The FDA needs to transform itself from being a faceless "administration" and show its composition of passionate and educated public health professionals. Then they'll be able to activate social media and benefit from its expediency, among other things.

Integrating with current social structures needs to happen as well. Anyone with kids knows that phone trees still exist, along with email chains. Why haven't any of these networks been activated to disseminate useful peanut-related information? I haven't heard anything from our school system in the Boston area.

We're still a long way away from the mainstreaming of social media. For worse, in this case.

These are very interesting solutions, Pete, and the comments are spot-on as well. I wonder, however, how to implement solutions *outside* of the web browser, but still leverage social media's strengths and relatively wide proliferation.

The need for alternative intersections with social media channels might be demonstrated in this case. Why not partner with Twitter, Facebook, YouTube, Google, and other daily points of departure to spread the messages a la the Emergency Broadcast System via television? Moreover, dynamically updated information displays should present these notifications to consumers at point of purchase or via email if a retailer knows someone has purchased an affected item from the database of loyalty card transactions.

As Peter Kim suggested, social media and intelligent tech/web strategy can and should be applied outside of the traditional browser environment also. [It is my hope that] most social interactions still occur offline, so I'd expect as a valued customer, taxpayer, and parent I'd be communicated to accordingly.

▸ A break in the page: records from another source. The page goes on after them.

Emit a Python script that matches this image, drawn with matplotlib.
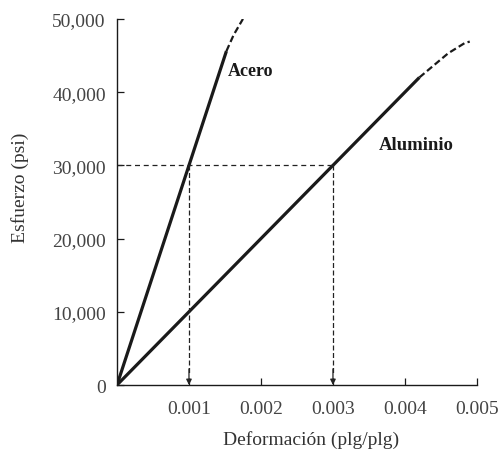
import matplotlib
matplotlib.use("Agg")
import matplotlib.pyplot as plt

plt.rcParams['font.family'] = ['Liberation Serif', 'DejaVu Serif']

# Data
steel_solid_x = [0.0, 0.001, 0.00152]
steel_solid_y = [0, 30000, 45600]
steel_dash_x = [0.00152, 0.00162, 0.00175]
steel_dash_y = [45600, 47800, 50000]

alu_solid_x = [0.0, 0.003, 0.0042]
alu_solid_y = [0, 30000, 42000]
alu_dash_x = [0.0042, 0.0046, 0.00483, 0.0049]
alu_dash_y = [42000, 45300, 46700, 46900]

ref_stress = 30000
ref_strain_steel = 0.001
ref_strain_alu = 0.003

yticks = [0, 10000, 20000, 30000, 40000, 50000]
ytick_labels = ['0', '10,000', '20,000', '30,000', '40,000', '50,000']
xticks = [0.001, 0.002, 0.003, 0.004, 0.005]
xtick_labels = ['0.001', '0.002', '0.003', '0.004', '0.005']

fig = plt.figure(figsize=(5.01, 4.52), dpi=100)
ax = fig.add_axes([0.2335, 0.146, 0.952 - 0.2335, 0.956 - 0.146])

# Curves
ax.plot(steel_solid_x, steel_solid_y, color='#1a1a1a', lw=2.3, solid_capstyle='butt')
ax.plot(steel_dash_x, steel_dash_y, color='#1a1a1a', lw=1.6, ls=(0, (3, 1.5)))
ax.plot(alu_solid_x, alu_solid_y, color='#1a1a1a', lw=2.3, solid_capstyle='butt')
ax.plot(alu_dash_x, alu_dash_y, color='#1a1a1a', lw=1.6, ls=(0, (3, 1.5)))

# Reference dashed lines
ax.plot([0, ref_strain_alu], [ref_stress, ref_stress], color='#222222', lw=0.9, ls=(0, (4, 3)))
for xs in (ref_strain_steel, ref_strain_alu):
    ax.plot([xs, xs], [ref_stress, 1500], color='#222222', lw=0.9, ls=(0, (4, 2)))
    ax.annotate('', xy=(xs, 0), xytext=(xs, 2200),
                arrowprops=dict(arrowstyle='-|>', color='#222222', lw=0.9,
                                mutation_scale=8, shrinkA=0, shrinkB=0))

# Labels
ax.text(0.00154, 42900, 'Acero', fontsize=13, fontweight='bold', va='center', ha='left', color='#1a1a1a')
ax.text(0.00363, 32900, 'Aluminio', fontsize=13.5, fontweight='bold', va='center', ha='left', color='#1a1a1a')

ax.set_xlim(0, 0.005)
ax.set_ylim(0, 50000)
ax.set_yticks(yticks)
ax.set_yticklabels(ytick_labels)
ax.set_xticks(xticks)
ax.set_xticklabels(xtick_labels)
ax.tick_params(axis='both', direction='in', length=5, width=0.9, labelsize=14,
               colors='#1a1a1a', labelcolor='#444444')
ax.tick_params(axis='y', pad=8)
ax.tick_params(axis='x', pad=11)

for s in ('top', 'right'):
    ax.spines[s].set_visible(False)
for s in ('left', 'bottom'):
    ax.spines[s].set_linewidth(1.0)
    ax.spines[s].set_color('#1a1a1a')

ax.set_xlabel('Deformación (plg/plg)', fontsize=14, color='#333333')
ax.set_ylabel('Esfuerzo (psi)', fontsize=14, color='#333333')
ax.xaxis.set_label_coords(0.539, -0.122)
ax.yaxis.set_label_coords(-0.245, 0.541)

fig.savefig('out.png', dpi=100)
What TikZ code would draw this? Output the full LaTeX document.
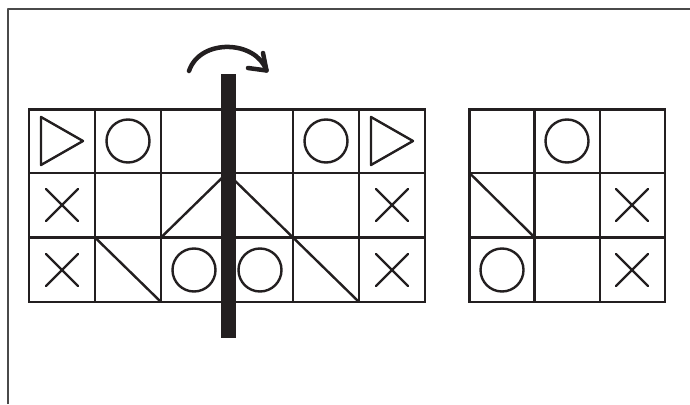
\documentclass[tikz,border=0pt]{standalone}
\begin{document}
\begin{tikzpicture}[x=1pt,y=-1pt,line join=round]
\definecolor{ink}{HTML}{231F20}
\definecolor{framec}{HTML}{4A4A4A}
\tikzset{
  gridline/.style={draw=ink,line width=2.6pt,line cap=rect},
  sym/.style={draw=ink,line width=2.4pt,line cap=round},
  ocirc/.pic={\draw[sym] (0,0) circle (21.5);},
  xmark/.pic={\draw[sym] (-16,-16) -- (16,16) (-16,16) -- (16,-16);},
  tri/.pic={\draw[sym,line cap=butt] (-21,-24) -- (-21,24) -- (21,0) -- cycle;}
}
\useasboundingbox (0,0) rectangle (690,404);
% frame
\draw[framec,line width=2pt] (7.5,404) -- (7.5,9.5) -- (690,9.5);
% left grid
\foreach \x in {29,95,161,227,293,359,425}
  \draw[gridline] (\x,109.5) -- (\x,302);
\foreach \y in {109.5,173,237.5,302}
  \draw[gridline] (29,\y) -- (425,\y);
% right grid
\foreach \x in {469.5,534.7,599.8,665}
  \draw[gridline] (\x,109.5) -- (\x,302);
\foreach \y in {109.5,173,237.5,302}
  \draw[gridline] (469.5,\y) -- (665,\y);
% left grid symbols
\pic at (62,141) {tri};
\pic at (128,141) {ocirc};
\pic at (326,141) {ocirc};
\pic at (392,141) {tri};
\pic at (62,205) {xmark};
\draw[sym] (161,237.5) -- (227,173);
\draw[sym] (227,173) -- (293,237.5);
\pic at (392,205) {xmark};
\pic at (62,270) {xmark};
\draw[sym] (95,237.5) -- (161,302);
\pic at (194,270) {ocirc};
\pic at (260,270) {ocirc};
\draw[sym] (293,237.5) -- (359,302);
\pic at (392,270) {xmark};
% right grid symbols
\pic at (567,141) {ocirc};
\draw[sym] (469.5,173) -- (534.7,237.5);
\pic at (632,205) {xmark};
\pic at (502,270) {ocirc};
\pic at (632,270) {xmark};
% bar
\fill[ink] (221,74) rectangle (236,338);
% turn arrow
\coordinate (as) at (189,71);
\coordinate (tip) at (266.5,70.5);
\draw[ink,line width=4.5pt,line cap=round] (as) .. controls (200,38) and (256,40) .. (tip);
\draw[ink,line width=4.5pt,line cap=round] (263,53) -- (tip) -- (248,68);
\end{tikzpicture}
\end{document}
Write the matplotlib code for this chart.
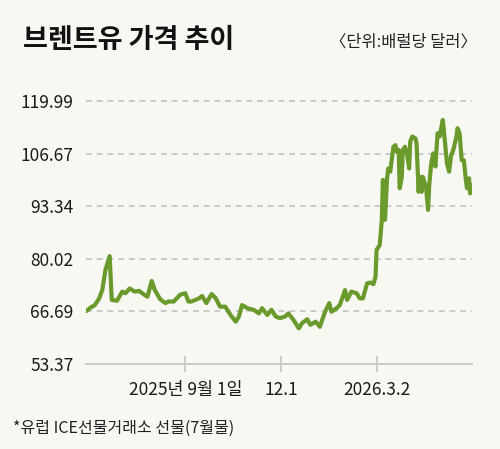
import numpy as np
import pandas as pd
import matplotlib
matplotlib.use("Agg")
import matplotlib.pyplot as plt

plt.rcParams["font.family"] = ["Noto Sans CJK KR", "DejaVu Sans"]

# Brent crude price: days relative to 2025-09-01, USD per barrel
days = [-94, -90, -86, -82, -79, -76, -72, -70, -65, -60, -57, -53, -48, -44, -40, -36,
        -32, -29, -24, -19, -16, -11, -5, 0, 3, 6, 13, 16, 20, 25, 29, 33, 38, 43, 48,
        51, 54, 59, 65, 70, 73, 78, 82, 86, 90, 95, 98, 103, 108, 111, 116, 119, 124,
        128, 133, 137, 139, 144, 147, 152, 154, 158, 163, 166, 169, 173, 176, 179, 181,
        182, 185, 187, 188, 190, 192, 193, 195, 196, 198, 200, 201, 203, 204, 206, 207,
        209, 211, 213, 214, 216, 219, 220, 222, 223, 225, 226, 229, 231, 232, 234, 236,
        238, 240, 242, 245, 246, 249, 251, 253, 255, 258, 259, 261, 263, 265, 267, 268,
        270, 271, 273]
prices = [66.8, 67.7, 68.3, 70.0, 72.1, 77.2, 80.7, 69.6, 69.4, 71.7, 71.3, 72.5, 71.7,
          71.9, 71.1, 70.4, 74.4, 72.1, 69.8, 68.8, 69.2, 69.2, 70.9, 71.3, 69.2, 69.2,
          70.0, 70.6, 68.8, 71.1, 70.0, 67.9, 67.9, 65.8, 64.1, 65.4, 68.3, 67.5, 67.1,
          66.2, 67.5, 65.8, 67.1, 65.4, 65.0, 65.4, 66.2, 64.5, 62.4, 63.7, 64.7, 63.3,
          64.1, 62.8, 66.6, 68.8, 66.6, 67.5, 68.3, 72.1, 69.6, 71.7, 71.3, 70.0, 70.0,
          73.8, 74.0, 73.6, 75.5, 82.3, 83.5, 89.9, 100.0, 89.9, 100.4, 102.9, 102.1,
          104.2, 108.4, 108.8, 107.2, 107.6, 97.9, 100.8, 107.6, 108.4, 106.7, 102.9,
          109.7, 111.0, 110.5, 109.3, 97.0, 100.8, 97.0, 100.8, 98.3, 92.4, 98.3, 104.2,
          106.7, 103.4, 111.8, 111.0, 115.2, 112.6, 104.2, 102.1, 106.3, 107.6, 111.0,
          113.1, 111.8, 105.0, 105.0, 100.0, 97.9, 100.4, 96.6, 98.7]

y_ticks = [53.37, 66.69, 80.02, 93.34, 106.67, 119.99]
x_tick_dates = ["2025-09-01", "2025-12-01", "2026-03-02"]
x_tick_labels = ["2025년 9월 1일", "12.1", "2026.3.2"]

base = pd.Timestamp("2025-09-01")
dates = base + pd.to_timedelta(days, unit="D")

BG = "#f8f8f3"
GREEN = "#6a9a2c"
GRID = "#cacaca"

fig = plt.figure(figsize=(5, 4.49), dpi=100, facecolor=BG)
ax = fig.add_axes([0.172, 0.1893, 0.772, 0.5857], facecolor=BG)

ax.plot(dates, prices, color=GREEN, linewidth=3, solid_joinstyle="round",
        solid_capstyle="round", zorder=3)

ax.set_ylim(y_ticks[0], y_ticks[-1])
ax.set_xlim(base + pd.Timedelta(days=-94.5), base + pd.Timedelta(days=272.8))

for v in y_ticks[1:]:
    ax.axhline(v, color=GRID, linewidth=1.4, linestyle=(0, (3, 2.5)), zorder=1,
               clip_on=False)
ax.axhline(y_ticks[0], color=GRID, linewidth=1.4, zorder=1, clip_on=False)

for s in ax.spines.values():
    s.set_visible(False)

ax.set_yticks(y_ticks)
ax.set_yticklabels([f"{v:.2f}" for v in y_ticks])
ax.tick_params(axis="y", length=0, pad=9, labelsize=12.5, labelcolor="#1a1a1a")

ax.set_xticks(pd.to_datetime(x_tick_dates))
ax.set_xticklabels(x_tick_labels)
ax.tick_params(axis="x", direction="inout", length=12, width=1.3, color=GRID,
               pad=6, labelsize=12.5, labelcolor="#1a1a1a")

fig.text(0.046, 0.911, "브렌트유 가격 추이", fontsize=19.5, fontweight="black",
         va="center", ha="left", color="#111111")
fig.text(0.954, 0.906, "〈단위:배럴당 달러〉", fontsize=11.8,
         va="center", ha="right", color="#222222")
fig.text(0.026, 0.045, "*유럽 ICE선물거래소 선물(7월물)", fontsize=11.5,
         va="center", ha="left", color="#222222")

fig.savefig("out.png", dpi=100, facecolor=BG)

Pete - great post for all srategic communication professionals. Lists like these generate thought and when you focus on very topical issues it helps in discussions with clients. I'll be sure to share a link and discuss on my blog (http://vr3blog.wordpress.com)

what a great set of ideas. if they just did half of these, it would be huge.

open government is coming and it is going to be transformative

Pete- As you hint at- I think this type of thing (major event, affecting many, fast potential dispersion and high engagement level for short duration) is PERFECT for social media as a major awareness building tool. Early awareness and information distribution is the epitome of positive "social currency" and I would think the early announcements/updates would get passed around very very fast. But you've covered most of that.

Here's what I think you all missed:
If the FDA should be using video and is prepping a form press release- why not take it to the next level? Post messages from all parts of the supply chain (especially the producer) explaining what is wrong and what is being done to rememdy this situation? This, I think, would build even more trust in what is being said if that edelman survey about who is to be trusted is real. This should also drive more eyes/help the business in recovery on the backend.
If there is anything to be learned from the Obama team, its that more information on things which interest the public will be well received and passed around. Transparency is a must- I think this goes back to my other points, but I think the social media arena is a place that builds a feeling of transparency (even if its really no more transparent than otherwise) and that in itself is highly valuable for the FDA/business community.